>> BEGIN Records for this task

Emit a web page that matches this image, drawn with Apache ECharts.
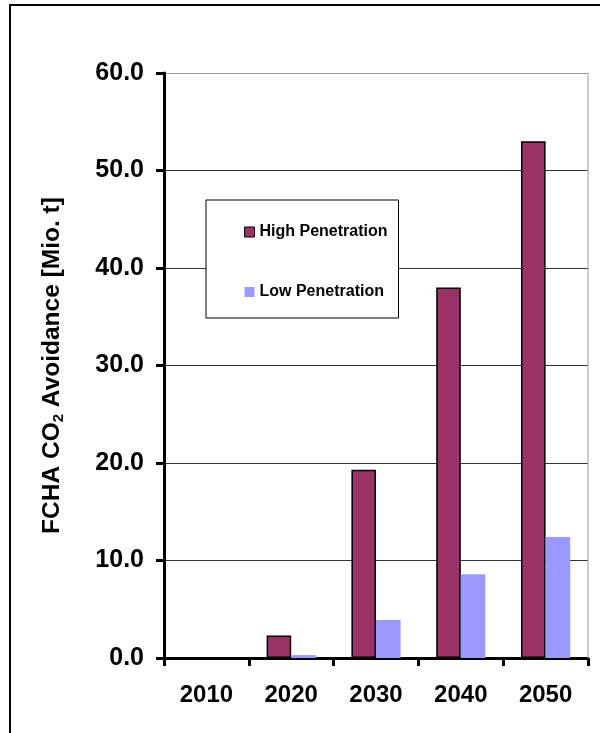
<!DOCTYPE html>
<html>
<head>
<meta charset="utf-8">
<script src="https://cdn.jsdelivr.net/npm/echarts@6/dist/echarts.min.js"></script>
<style>
  html, body { margin: 0; padding: 0; background: #fff; }
  #chart { width: 600px; height: 733px; }
</style>
</head>
<body>
<div id="chart"></div>
<script>
// Years on the category axis
const years = ['2010', '2020', '2030', '2040', '2050'];
// CO2 avoidance per scenario, million tonnes
const highPenetration = [0, 2.3, 19.3, 38.0, 53.0];
const lowPenetration = [0, 0.3, 3.9, 8.6, 12.4];
// Value axis range
const yMin = 0, yMax = 60, yStep = 10;

const FONT = '"Liberation Sans", Arial, sans-serif';
const chart = echarts.init(document.getElementById('chart'), null, { renderer: 'canvas' });

// splitLine colours: darker inner lines, lighter top edge
const lineCount = (yMax - yMin) / yStep + 1;
const splitColors = [];
for (let i = 0; i < lineCount; i++) splitColors.push(i === lineCount - 1 ? '#999' : '#333');

chart.setOption({
  animation: false,
  backgroundColor: '#fff',
  textStyle: { fontFamily: FONT },
  graphic: [{
    type: 'rect',
    shape: { x: 10, y: 5, width: 620, height: 760 },
    style: { fill: 'none', stroke: '#000', lineWidth: 2 },
    silent: true
  }, {
    type: 'line',
    shape: { x1: 588, y1: 73, x2: 588, y2: 658 },
    style: { stroke: '#999', lineWidth: 1 },
    z: 5
  }],
  grid: { left: 164, right: 12, top: 73, bottom: 75 },
  legend: {
    orient: 'vertical',
    left: 206, top: 200,
    padding: [24, 11, 18, 38],
    itemGap: 44,
    itemWidth: 10, itemHeight: 10,
    backgroundColor: '#fff',
    borderColor: '#000', borderWidth: 1,
    textStyle: { fontFamily: FONT, fontWeight: 'bold', fontSize: 16, color: '#000' },
    data: [
      { name: 'High Penetration', icon: 'rect', itemStyle: { color: '#993366', borderColor: '#000', borderWidth: 1 } },
      { name: 'Low Penetration', icon: 'rect', itemStyle: { color: '#9999FF', borderWidth: 0 } }
    ]
  },
  xAxis: {
    type: 'category',
    data: years,
    axisLine: { lineStyle: { color: '#000', width: 3 } },
    axisTick: { show: true, length: 8, lineStyle: { color: '#000', width: 3 } },
    axisLabel: { fontFamily: FONT, fontWeight: 'bold', fontSize: 24, color: '#000', margin: 25 },
    splitLine: { show: false }
  },
  yAxis: {
    type: 'value',
    min: yMin, max: yMax, interval: yStep,
    name: '{a|FCHA CO}{s|2}{a| Avoidance [Mio. t]}',
    nameLocation: 'middle',
    nameGap: 98,
    nameRotate: 90,
    nameTextStyle: {
      rich: {
        a: { fontFamily: FONT, fontWeight: 'bold', fontSize: 24.5, color: '#000', lineHeight: 28 },
        s: { fontFamily: FONT, fontWeight: 'bold', fontSize: 15, color: '#000', lineHeight: 28, verticalAlign: 'bottom', padding: [9, 0, 0, 0] }
      }
    },
    axisLine: { show: true, lineStyle: { color: '#000', width: 3 } },
    axisTick: { show: true, length: 8, lineStyle: { color: '#000', width: 3 } },
    axisLabel: {
      fontFamily: FONT, fontWeight: 'bold', fontSize: 25, color: '#000', margin: 20,
      padding: [3, 0, 0, 0],
      formatter: v => v.toFixed(1)
    },
    splitLine: { show: true, lineStyle: { color: splitColors, width: 1 } }
  },
  series: [{
    name: 'High Penetration',
    type: 'bar',
    data: highPenetration,
    barGap: '0%',
    barCategoryGap: '42%',
    itemStyle: { color: '#993366', borderColor: '#000', borderWidth: 1.5 }
  }, {
    name: 'Low Penetration',
    type: 'bar',
    data: lowPenetration,
    itemStyle: { color: '#9999FF' }
  }]
});
</script>
</body>
</html>
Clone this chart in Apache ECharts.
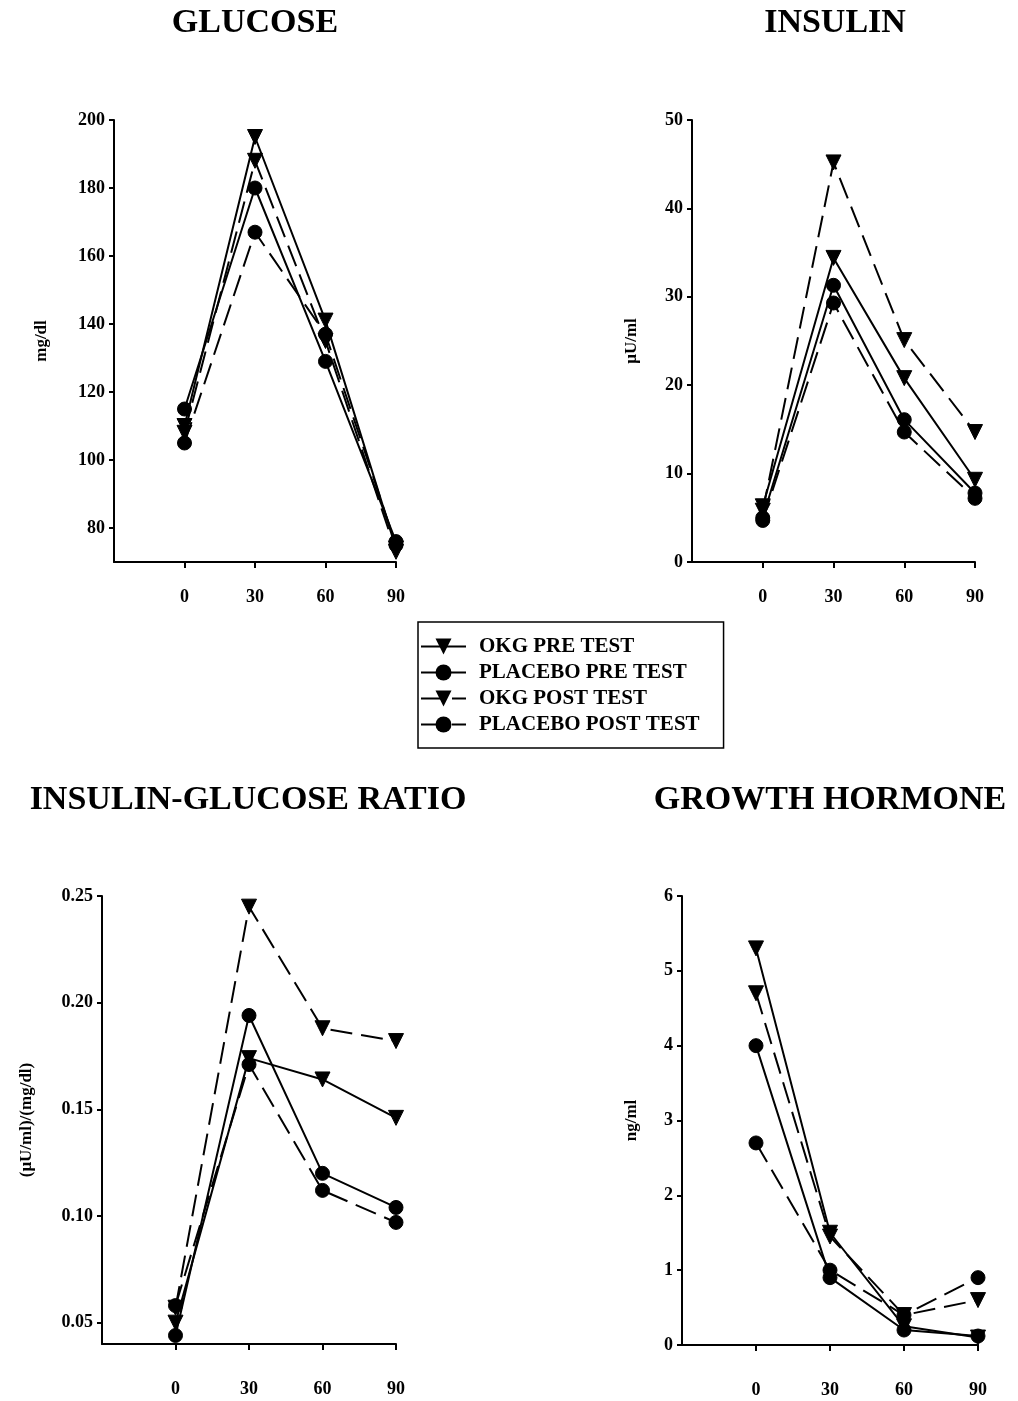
<!DOCTYPE html>
<html>
<head>
<meta charset="utf-8">
<script src="https://cdn.jsdelivr.net/npm/echarts@6/dist/echarts.min.js"></script>
<style>
html,body{margin:0;padding:0;background:#fff;}
#main{width:1018px;height:1401px;}
</style>
</head>
<body>
<div id="main"></div>
<script>
// ---- data ----
const times = [0, 30, 60, 90];
const xTickValues = [0, 30, 60, 90];
const seriesNames = ['OKG PRE TEST', 'PLACEBO PRE TEST', 'OKG POST TEST', 'PLACEBO POST TEST'];

const glucoseOkgPre = [110, 195, 141, 74];
const glucosePlaceboPre = [115, 180, 129, 76];
const glucoseOkgPost = [108, 188, 135, 73];
const glucosePlaceboPost = [105, 167, 137, 75];

const insulinOkgPre = [6.3, 34.4, 20.8, 9.3];
const insulinPlaceboPre = [5.0, 31.3, 16.1, 7.8];
const insulinOkgPost = [5.8, 45.2, 25.1, 14.7];
const insulinPlaceboPost = [4.7, 29.3, 14.7, 7.2];

const ratioOkgPre = [0.050, 0.174, 0.164, 0.146];
const ratioPlaceboPre = [0.044, 0.194, 0.120, 0.104];
const ratioOkgPost = [0.057, 0.245, 0.188, 0.182];
const ratioPlaceboPost = [0.058, 0.171, 0.112, 0.097];

const ghOkgPre = [5.3, 1.5, 0.25, 0.10];
const ghPlaceboPre = [4.0, 0.9, 0.20, 0.12];
const ghOkgPost = [4.7, 1.45, 0.40, 0.60];
const ghPlaceboPost = [2.7, 1.0, 0.40, 0.90];

const glucoseTicks = [80, 100, 120, 140, 160, 180, 200];
const insulinTicks = [0, 10, 20, 30, 40, 50];
const ratioTicks = [0.05, 0.10, 0.15, 0.20, 0.25];
const ghTicks = [0, 1, 2, 3, 4, 5, 6];

const panelTitles = ['GLUCOSE', 'INSULIN', 'INSULIN-GLUCOSE RATIO', 'GROWTH HORMONE'];
const axisNames = ['mg/dl', 'μU/ml', '(μU/ml)/(mg/dl)', 'ng/ml'];

// ---- styling ----
const FONT = '"Liberation Serif", "Times New Roman", serif';
const grids = [
  {left: 114, top: 120, width: 282, height: 442},
  {left: 692, top: 120, width: 283, height: 442},
  {left: 102, top: 896, width: 294, height: 448},
  {left: 682, top: 896, width: 296, height: 449}
];
const yRanges = [
  {min: 70, max: 200, ticks: glucoseTicks, gap: 64, fmt: v => String(v)},
  {min: 0, max: 50, ticks: insulinTicks, gap: 52, fmt: v => String(v)},
  {min: 0.04, max: 0.25, ticks: ratioTicks, gap: 67, fmt: v => v.toFixed(2)},
  {min: 0, max: 6, ticks: ghTicks, gap: 42, fmt: v => String(v)}
];
const xLabelMargins = [26, 26, 36, 36];
const panelData = [
  [glucoseOkgPre, glucosePlaceboPre, glucoseOkgPost, glucosePlaceboPost],
  [insulinOkgPre, insulinPlaceboPre, insulinOkgPost, insulinPlaceboPost],
  [ratioOkgPre, ratioPlaceboPre, ratioOkgPost, ratioPlaceboPost],
  [ghOkgPre, ghPlaceboPre, ghOkgPost, ghPlaceboPost]
];
const titlePos = [[255, 23], [835, 23], [248, 800], [830, 800]];

const axisLine = {show: true, onZero: false, lineStyle: {color: '#000', width: 2}};
const xAxes = grids.map((g, i) => ({
  type: 'value', gridIndex: i, min: -30, max: 90,
  axisLine: axisLine,
  axisTick: {show: true, length: 6, lineStyle: {color: '#000', width: 2}, customValues: xTickValues},
  axisLabel: {show: true, customValues: xTickValues, margin: xLabelMargins[i], color: '#000',
    fontFamily: FONT, fontWeight: 'bold', fontSize: 18},
  splitLine: {show: false}
}));
const yAxes = grids.map((g, i) => ({
  type: 'value', gridIndex: i, min: yRanges[i].min, max: yRanges[i].max,
  name: axisNames[i], nameLocation: 'middle', nameRotate: 90, nameGap: yRanges[i].gap,
  nameTextStyle: {color: '#000', fontFamily: FONT, fontWeight: 'bold', fontSize: 17},
  axisLine: axisLine,
  axisTick: {show: true, length: 5, lineStyle: {color: '#000', width: 2}, customValues: yRanges[i].ticks},
  axisLabel: {show: true, customValues: yRanges[i].ticks, margin: 9, color: '#000',
    fontFamily: FONT, fontWeight: 'bold', fontSize: 18, formatter: yRanges[i].fmt},
  splitLine: {show: false}
}));

const isTri = [true, false, true, false];
const isDash = [false, false, true, true];
const series = [];
panelData.forEach((arrs, p) => {
  arrs.forEach((vals, k) => {
    series.push({
      type: 'line', name: seriesNames[k], xAxisIndex: p, yAxisIndex: p,
      data: times.map((t, j) => [t, vals[j]]),
      symbol: isTri[k] ? 'triangle' : 'circle',
      symbolRotate: isTri[k] ? 180 : 0,
      symbolSize: isTri[k] ? 15 : 14,
      showAllSymbol: true,
      clip: false,
      lineStyle: {color: '#000', width: 2, type: isDash[k] ? [22, 9] : 'solid'},
      itemStyle: {color: '#000', borderColor: '#000'},
      emphasis: {disabled: true}
    });
  });
});

const chart = echarts.init(document.getElementById('main'), null, {renderer: 'canvas'});
chart.setOption({
  animation: false,
  backgroundColor: '#fff',
  grid: grids,
  xAxis: xAxes,
  yAxis: yAxes,
  series: series,
  legend: {
    data: seriesNames,
    orient: 'vertical',
    left: 418, top: 622,
    padding: [14, 24, 13, 2],
    itemWidth: 45, itemHeight: 20, itemGap: 5,
    itemStyle: {borderWidth: 0},
    lineStyle: {width: 2},
    borderColor: '#000', borderWidth: 1.5,
    textStyle: {color: '#000', fontFamily: FONT, fontWeight: 'bold', fontSize: 21, lineHeight: 20,
      padding: [0, 0, 0, 8]},
    selectedMode: false
  },
  graphic: panelTitles.map((t, i) => ({
    type: 'text', x: titlePos[i][0], y: titlePos[i][1],
    style: {text: t, fill: '#000', font: 'bold 34px ' + FONT, textAlign: 'center', textVerticalAlign: 'middle'}
  }))
});
</script>
</body>
</html>
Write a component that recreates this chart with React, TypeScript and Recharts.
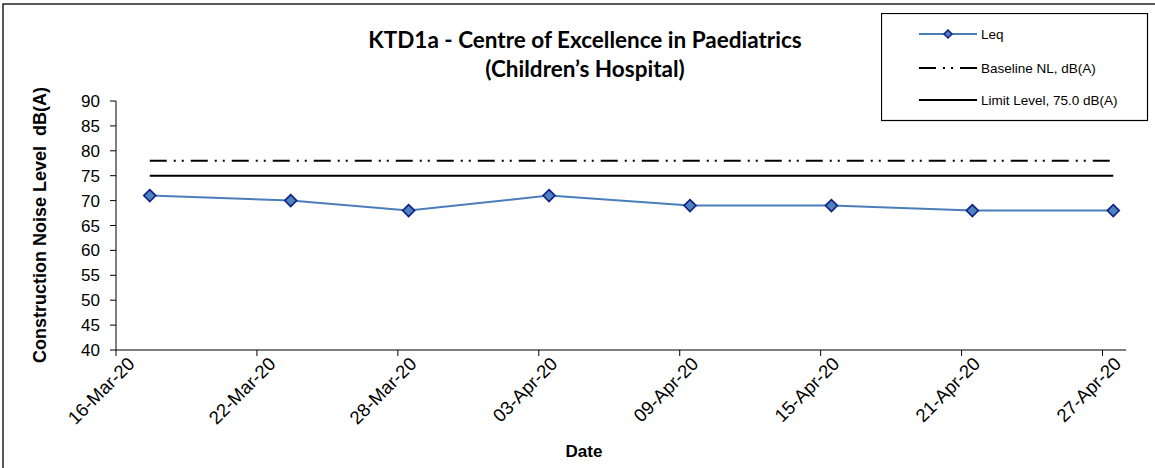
import { LineChart, Line, XAxis, YAxis } from "recharts";

// measurement dates (sampling time ~ late morning)
const sampleDates = [
  "2020-03-17T10:30",
  "2020-03-23T10:30",
  "2020-03-28T11:00",
  "2020-04-03T10:30",
  "2020-04-09T10:30",
  "2020-04-15T11:00",
  "2020-04-21T11:00",
  "2020-04-27T11:00",
];
const leqValues = [71, 70, 68, 71, 69, 69, 68, 68];
const baselineValues = [78, 78, 78, 78, 78, 78, 78, 78];
const limitValues = [75, 75, 75, 75, 75, 75, 75, 75];

const tickDates = [
  "2020-03-16",
  "2020-03-22",
  "2020-03-28",
  "2020-04-03",
  "2020-04-09",
  "2020-04-15",
  "2020-04-21",
  "2020-04-27",
];
const tickLabels = [
  "16-Mar-20",
  "22-Mar-20",
  "28-Mar-20",
  "03-Apr-20",
  "09-Apr-20",
  "15-Apr-20",
  "21-Apr-20",
  "27-Apr-20",
];
const axisEndDate = "2020-04-28";
const yTicks = [40, 45, 50, 55, 60, 65, 70, 75, 80, 85, 90];

const DAY = 86400000;
const origin = Date.parse(tickDates[0] + "T00:00:00Z");
const toDay = (s: string) =>
  (Date.parse((s.length === 10 ? s + "T00:00" : s) + ":00Z") - origin) / DAY;

const tickDays = tickDates.map(toDay);
const labelByDay = new Map(tickDays.map((d, i) => [d, tickLabels[i]]));

const data = sampleDates.map((d, i) => ({
  day: toDay(d),
  leq: leqValues[i],
  baseline: baselineValues[i],
  limit: limitValues[i],
}));

const ARIAL = "'Liberation Sans', Arial, sans-serif";
const TITLE_FONT = "Lato, 'Open Sans', sans-serif";
const LEQ_COLOR = "#4A7EBB";
const BASELINE_DASH = "17 7 2 6 2 7";

function Diamond(props: any) {
  const { cx, cy } = props;
  if (cx == null || cy == null) return null;
  const r = 6;
  return (
    <path
      d={`M${cx},${cy - r}L${cx + r},${cy}L${cx},${cy + r}L${cx - r},${cy}Z`}
      fill="#4F81BD"
      stroke="#10208A"
      strokeWidth={1.6}
    />
  );
}

function DateTick(props: any) {
  const { x, y, payload } = props;
  return (
    <g transform={`translate(${x},${y})`}>
      <text
        x={9}
        y={19}
        transform="rotate(-45)"
        textAnchor="end"
        fontFamily={ARIAL}
        fontSize={18.5}
        fill="#000"
      >
        {labelByDay.get(payload.value) ?? ""}
      </text>
    </g>
  );
}

function LegendBox() {
  const rows = [
    { label: "Leq", kind: "leq" },
    { label: "Baseline NL, dB(A)", kind: "baseline" },
    { label: "Limit Level, 75.0 dB(A)", kind: "limit" },
  ];
  return (
    <svg
      width={268}
      height={109}
      style={{ position: "absolute", left: 881, top: 13 }}
    >
      <rect x={0.5} y={0.5} width={266} height={107} fill="#fff" stroke="#000" strokeWidth={1.2} />
      {rows.map((r, i) => {
        const y = [21, 55, 87][i];
        return (
          <g key={r.kind}>
            {r.kind === "leq" && (
              <>
                <line x1={38} x2={96} y1={y} y2={y} stroke={LEQ_COLOR} strokeWidth={2} />
                <path
                  d={`M67,${y - 4}L71,${y}L67,${y + 4}L63,${y}Z`}
                  fill="#4F81BD"
                  stroke="#10208A"
                  strokeWidth={1.5}
                />
              </>
            )}
            {r.kind === "baseline" && (
              <line x1={38} x2={96} y1={y} y2={y} stroke="#000" strokeWidth={2} strokeDasharray={BASELINE_DASH} />
            )}
            {r.kind === "limit" && (
              <line x1={38} x2={96} y1={y} y2={y} stroke="#000" strokeWidth={2} />
            )}
            <text x={100} y={y + 5} fontFamily={ARIAL} fontSize={13.5} fill="#000">
              {r.label}
            </text>
          </g>
        );
      })}
    </svg>
  );
}

export default function App() {
  return (
    <div style={{ position: "fixed", left: 0, top: 0, width: 1155, height: 468, background: "#fff" }}>
      <LineChart
        width={1155}
        height={468}
        data={data}
        margin={{ top: 101, right: 29, bottom: 48, left: 56 }}
      >
        <rect x={3} y={4} width={1170} height={480} fill="none" stroke="#000" strokeWidth={1.3} />
        <text x={585} y={48} textAnchor="middle" fontFamily={TITLE_FONT} fontWeight="bold" fontSize={22.5} fill="#000">
          KTD1a - Centre of Excellence in Paediatrics
        </text>
        <text x={585} y={77} textAnchor="middle" fontFamily={TITLE_FONT} fontWeight="bold" fontSize={22.5} fill="#000">
          (Children’s Hospital)
        </text>
        <text
          x={46}
          y={225}
          transform="rotate(-90, 46, 225)"
          textAnchor="middle"
          fontFamily={ARIAL}
          fontWeight="bold"
          fontSize={18}
          fill="#000"
          style={{ whiteSpace: "pre" }}
        >
          Construction Noise Level  dB(A)
        </text>
        <text x={584} y={457} textAnchor="middle" fontFamily={ARIAL} fontWeight="bold" fontSize={17} fill="#000">
          Date
        </text>
        <XAxis
          dataKey="day"
          type="number"
          domain={[0, toDay(axisEndDate)]}
          ticks={tickDays}
          tick={<DateTick />}
          interval={0}
          height={70}
          stroke="#000"
          tickLine={{ stroke: "#000" }}
          tickSize={6}
          allowDataOverflow
        />
        <YAxis
          type="number"
          domain={[40, 90]}
          ticks={yTicks}
          interval={0}
          width={60}
          stroke="#000"
          tickSize={6}
          tick={{ fill: "#000", fontFamily: ARIAL, fontSize: 17, dx: -8 }}
          allowDataOverflow
        />
        <Line
          dataKey="baseline"
          name="Baseline NL, dB(A)"
          stroke="#000"
          strokeWidth={2}
          strokeDasharray={BASELINE_DASH}
          dot={false}
          activeDot={false}
          isAnimationActive={false}
        />
        <Line
          dataKey="limit"
          name="Limit Level, 75.0 dB(A)"
          stroke="#000"
          strokeWidth={2}
          dot={false}
          activeDot={false}
          isAnimationActive={false}
        />
        <Line
          dataKey="leq"
          name="Leq"
          stroke={LEQ_COLOR}
          strokeWidth={2}
          dot={<Diamond />}
          activeDot={false}
          isAnimationActive={false}
        />
      </LineChart>
      <LegendBox />
    </div>
  );
}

>> END Records for this task

To do: Give back the exact lines above, running from the one that has "Write a component" through the one that has "Line, XAxis, YAxis", with nothing added and no pictures.

The completed task:
Write a component that recreates this chart with React, TypeScript and Recharts.
import { LineChart, Line, XAxis, YAxis } from "recharts";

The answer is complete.